ABC Central West

Australia;
- Broadcast area: Central Tablelands
- Frequencies: 549 kHz AM Orange, Cowra and Parkes 1395 kHz AM Lithgow 90.3 MHz FM Goulburn 94.1 MHz FM Bathurst and Portland 96.5 MHz FM Young 99.5 MHz FM Mudgee 100.3 MHz FM Kandos and Rylstone 106.9 MHz FM Crookwell

Programming
- Format: Talk

Ownership
- Owner: Australian Broadcasting Corporation

History
- First air date: 29 April 1937

Technical information
- Power: 50 kW
- Transmitter coordinates: 33°17′08.83″S 149°05′51.27″E﻿ / ﻿33.2857861°S 149.0975750°E

Links
- Website: www.abc.net.au/centralwest/

= ABC Central West =

ABC Central West (call sign: 2CR) is the ABC Local Radio station for the Central Tablelands region, based in Orange, New South Wales, owned by the Australian Broadcasting Corporation. It broadcasts on 549 kHz on the AM band. The 549 kHz signal, from the transmitter at Cumnock, is one of the most powerful in Australia, with the coverage map on the ABC's reception website showing that the station can be heard in Northern Victoria and South Western Queensland during normal daytime conditions.

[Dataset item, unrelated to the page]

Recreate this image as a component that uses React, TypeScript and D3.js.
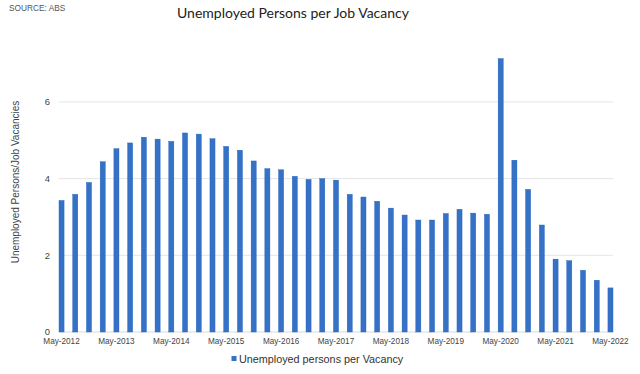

This includes the towns and cities of Bathurst, Lithgow, Mudgee, Parkes, Blayney, Oberon, Gulgong, Portland and Goulburn.

== History ==
ABC Central West is one of the oldest stations of the ABC. The station opened on 29 April 1937 in the Strand Palais in Orange. It was attended by the Mayor of Orange, W.F. Matthews, the Postmaster-General, the Minister of Defence and a representative of the ABC. Entertainment for the night was provided by Jim Davidson and the ABC Dance Band, The Singing Pierrots, tenor Sydney MacEwan, yodeller Tex Morton and Auld Lang Syne.

The original studios were located at Lords Place, before being relocated to 46 Bathurst Road in East Orange. The station celebrated 70 years of broadcasts in 2007 and 80 years in 2017.